Sometimes I’ll stop the treadmill at the gym and run in place. When people ask me what I’m doing, I’ll say, “Pretend stoplight.”
My favorite thing is when there’s not enough time in therapy to bring something to conclusion and you’re just sent home with all your unearthed trauma and demons like ok cool see you next week stay hydrated
Am I religious? Not really.
Am I praying nobody else pukes tonight? Lord yes.
Do I still have feelings for my ex husband?
Yes.
I think “stabby” is a feeling, right?
I was uninvited to “drop it” because we couldn’t hear Yoncé over my Rice Krispie knees.
English would be much easier to learn if the guy who came up with the word “waterfall” was in charge of inventing all new words
Might send husband a nude so he’ll come upstairs. Then I’ll make him help with the laundry.
[FBI raid]
Pig gangster: “Who squealed?”
it’s sweet how my son likes to swing by and check on me when his rent is due
sneezy geese carry a honkerchief
Who gets the job of writing the fortunes in the cookies?
I want that job. I could really screw with some people.
My doctor asked my blood type and I said I don’t really have a ‘type’ I just like blood that makes me laugh
hikers: a yeti oh my god don’t eat us ahhh!
adorable snowman: rawr
hikers: awwww
*starts eating them*
hikers: AWWWW
the guy who invented constellations was like “see those 4 stars? that’s a bear” and everyone else was just too busy trying to not die from the plague to fight him on it
Nephew: omg look at how thick your ipad is.
Me: That’s a book.
A new house isn’t a home until you’ve let a bag of salad die in the fridge
I went into a Starbucks with an HP laptop instead of a MacBook and they took behind the store and shot me in the leg.
my bf dealing with his cats is so funny… they just started fighting and i heard him go “stop it!
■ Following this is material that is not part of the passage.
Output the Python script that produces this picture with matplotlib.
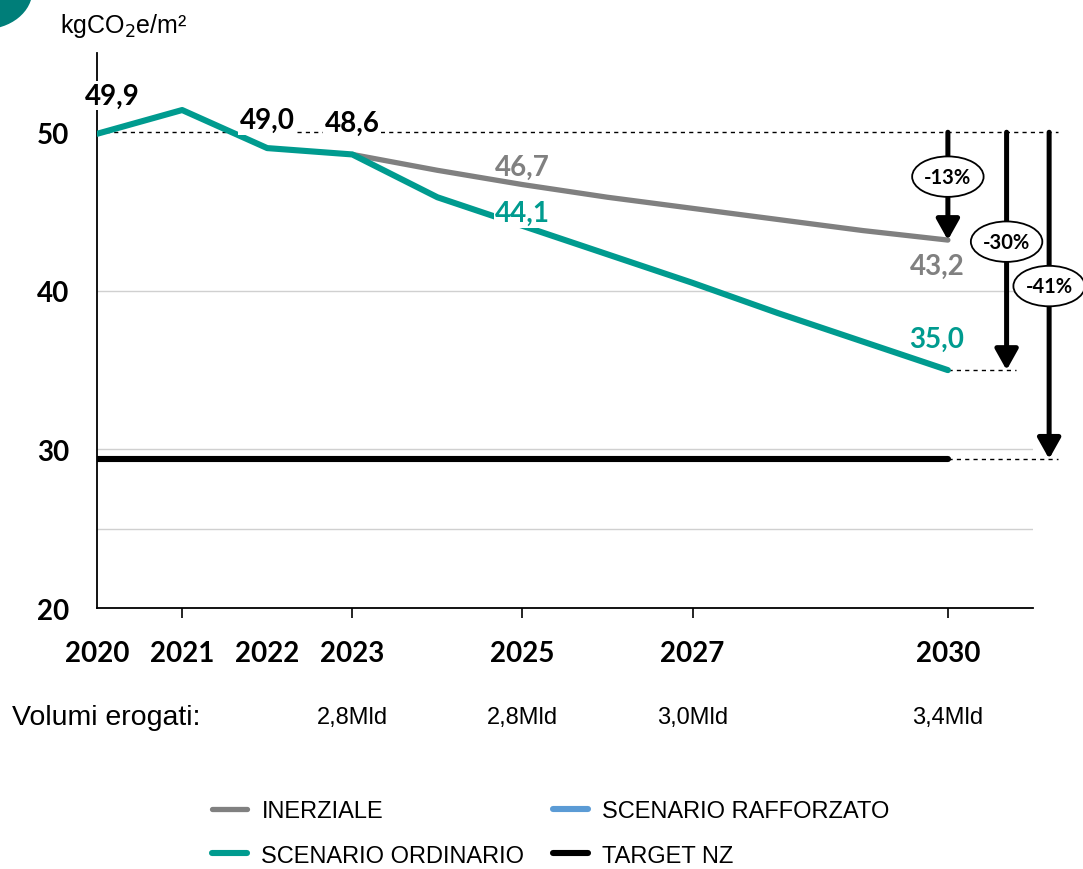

Did you really think that would solve the conflict?!” Like i bet they were so embarrassed
Due to personal reasons, I’ve decided to become a mermaid that lures sailors to their doom.
.@LAPD My wife made hazelnut “coffee” with my coffee maker. Send all available units.
Guilt should be a condiment. It goes on everything.
YOU CAN’T KICK ME OUT OF THE INTERNATIONAL HOUSE OF PANCAKES LINDA I HAVE DIPLOMATIC IMMUNITY
[Oregon Trail 1852]
Doctor: Any final words?
Man dying of dysentery: *coughing* I just hope that this gruesome experience isn’t made into a game for children to play.
Have you tried sticking your head in a bag of rice?
-me, as a therapist
I wish airlines would stop apologizing for being delayed. I’m an adult, I know you don’t give a shit. I’d rather read “ehh some shit happened, it’s gonna be late”
As it turns out, ‘harder’ is a terrible safe word
I stopped carrying a grudge
Weigh me now
Don’t take me camping because if I see a bear, I will hug that bear.